Obwohl die von Nawalny zusammengetragenen Hinweise den Schluss nahelegen, dass der Regierungschef von den Annehmlichkeiten der Luxusgüter mindestens profitiert, fehlt in der Untersuchung ein zwingender Beweis, dass Medwedew der Besitzer des Imperiums ist. Möglicherweise ist er es nicht und verlässt sich stattdessen auf ein Netzwerk von Freunden, deren Anwesen er nutzen kann, als wären es seine eigenen. Wie immer die Lage auch sei, es gilt als ausgeschlossen, dass das direkt Präsident Putin unterstellte Ermittlungskomitee die Vorwürfe untersuchen wird, die Nawalny ihm am Donnerstag auch offiziell zugestellt hat.

Vorwürfe zurückgewiesen

Die Pressesprecherin von Regierungschef Medwedew wies die Anschuldigungen als Wahlkampfgeplänkel und Propaganda eines verurteilten politischen Gegners zurück. Es sei zwecklos, darauf zu antworten. Der 40-jährige Jurist Nawalny hat angekündigt, bei den Präsidentenwahlen in Russland im kommenden Jahr antreten zu wollen. Unverdrossen baut er seinen Wahlkampfstab auch in den Regionen auf. Gemäss einer Umfrage des unabhängigen Lewada-Instituts würde Nawalny bei Präsidentenwahlen derzeit zehn Prozent der Stimmen erhalten. Allerdings kennen ihn laut derselben Umfrage die Hälfte der Russen nicht.

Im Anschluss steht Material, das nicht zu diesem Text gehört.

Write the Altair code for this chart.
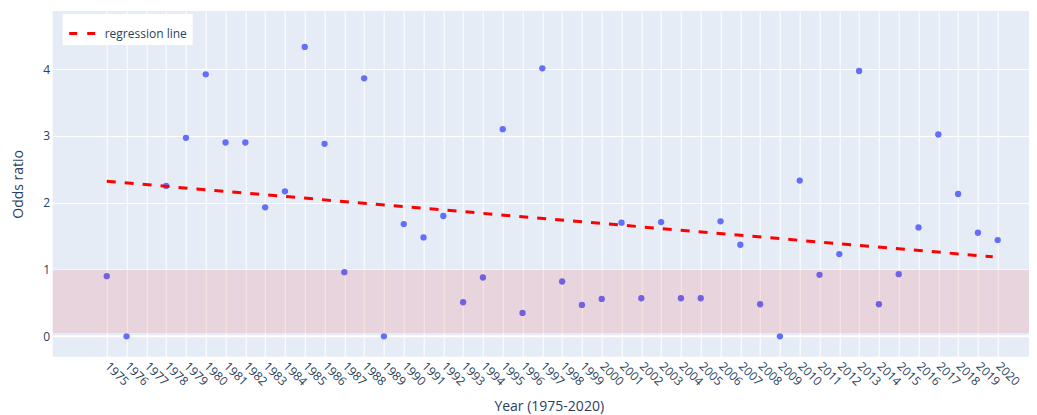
import altair as alt
import pandas as pd

# ---- data ----
years = [1975, 1976, 1978, 1979, 1980, 1981, 1982, 1983, 1984, 1985, 1986, 1987,
         1988, 1989, 1990, 1991, 1992, 1993, 1994, 1995, 1996, 1997, 1998, 1999,
         2000, 2001, 2002, 2003, 2004, 2005, 2006, 2007, 2008, 2009, 2010, 2011,
         2012, 2013, 2014, 2015, 2016, 2017, 2018, 2019, 2020]
odds = [0.90, 0.00, 2.25, 2.97, 3.92, 2.90, 2.90, 1.93, 2.17, 4.33, 2.88, 0.96,
        3.86, 0.00, 1.68, 1.48, 1.80, 0.51, 0.88, 3.10, 0.35, 4.01, 0.82, 0.47,
        0.56, 1.70, 0.57, 1.71, 0.57, 0.57, 1.72, 1.37, 0.48, 0.00, 2.33, 0.92,
        1.23, 3.97, 0.48, 0.93, 1.63, 3.02, 2.13, 1.55, 1.44]

reg_x = [1975.0, 2019.75]
reg_y = [2.32, 1.19]
reg_name = ["regression line", "regression line"]

band_lo = [0.05]
band_hi = [1.0]

tick_years = list(range(1975, 2021))
y_ticks = [0, 1, 2, 3, 4]

# ---- layout ----
W = 976.3
H = 345.7
FONT = "Open Sans"
TXT = "#2a3f5f"

xscale = alt.Scale(domain=[1972.27, 2021.58], nice=False, zero=False)
yscale = alt.Scale(domain=[-0.305, 4.868], nice=False, zero=False)

pts_df = pd.DataFrame({"year": years, "odds": odds})
reg_df = pd.DataFrame({"year": reg_x, "odds": reg_y, "series": reg_name})
band_df = pd.DataFrame({"lo": band_lo, "hi": band_hi})
zero_df = pd.DataFrame({"z": [0.0]})

x_axis = alt.Axis(
    values=tick_years, format="d", labelAngle=45, labelAlign="left",
    labelBaseline="middle", labelPadding=7, ticks=False, domain=False,
    grid=True, gridColor="white", gridWidth=1, labelOverlap=False,
    labelBound=False, labelFlush=False,
    labelFont=FONT, labelFontSize=12, labelColor=TXT,
    title="Year (1975-2020)", titleFont=FONT, titleFontSize=14,
    titleFontWeight="normal", titleColor=TXT, titleX=496, titleY=54,
    titleBaseline="alphabetic", titleAlign="center",
)
y_axis = alt.Axis(
    values=y_ticks, format="d", ticks=False, domain=False, grid=True,
    gridColor="white", gridWidth=1, labelPadding=3,
    labelFont=FONT, labelFontSize=12, labelColor=TXT,
    title="Odds ratio", titleFont=FONT, titleFontSize=14,
    titleFontWeight="normal", titleColor=TXT, titleX=-34,
    titleBaseline="middle",
)

zero = alt.Chart(zero_df).mark_rule(color="white", strokeWidth=2).encode(
    x=alt.value(0), x2=alt.value(W), y=alt.Y("z:Q", scale=yscale, axis=y_axis)
)

pts = alt.Chart(pts_df).mark_circle(color="#636efa", opacity=1, size=40).encode(
    x=alt.X("year:Q", scale=xscale, axis=x_axis),
    y=alt.Y("odds:Q", scale=yscale, axis=y_axis),
)

band = alt.Chart(band_df).mark_rect(color="red", opacity=0.1).encode(
    x=alt.value(0), x2=alt.value(W),
    y=alt.Y("lo:Q", scale=yscale, axis=y_axis), y2="hi:Q",
)

reg = alt.Chart(reg_df).mark_line(strokeWidth=3, strokeDash=[9, 9]).encode(
    x=alt.X("year:Q", scale=xscale, axis=x_axis),
    y=alt.Y("odds:Q", scale=yscale, axis=y_axis),
    color=alt.Color(
        "series:N",
        scale=alt.Scale(domain=["regression line"], range=["red"]),
        legend=alt.Legend(
            title=None, orient="none", legendX=10, legendY=3,
            fillColor="white", padding=5, symbolType="stroke",
            symbolStrokeWidth=3, symbolSize=676, symbolDash=[8, 10],
            labelFont=FONT, labelFontSize=12, labelColor=TXT, labelOffset=8,
        ),
    ),
)

chart = (
    alt.layer(zero, pts, band, reg)
    .properties(
        width=W, height=H,
        background="white",
        autosize=alt.AutoSizeParams(type="none"),
        padding={"left": 44.7, "top": 3, "right": 0, "bottom": 58.3},
    )
    .configure_view(fill="#e5ecf6", strokeWidth=0)
    .configure_axisX(labelOverlap=False)
)

chart.save("out.html", embed_options={"renderer": "svg", "actions": False})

Nawalny wird von den Staatsmedien entweder totgeschwiegen oder diffamiert. Die Menschen, die ihn aus dem Fernsehen kennen, haben meist von seiner Verurteilung wegen Veruntreuung gehört. Weil Nawalny als Berater des Gouverneurs von Kirow angeblich den dortigen staatlichen Holzbetrieb um umgerechnet 30 000 Franken betrog, wurde er zu fünf Jahren Haft verurteilt, die später zur Bewährung ausgesetzt wurden. Dies kann sich, wie Nawalny weiss, vor den Wahlen jederzeit wiederholen.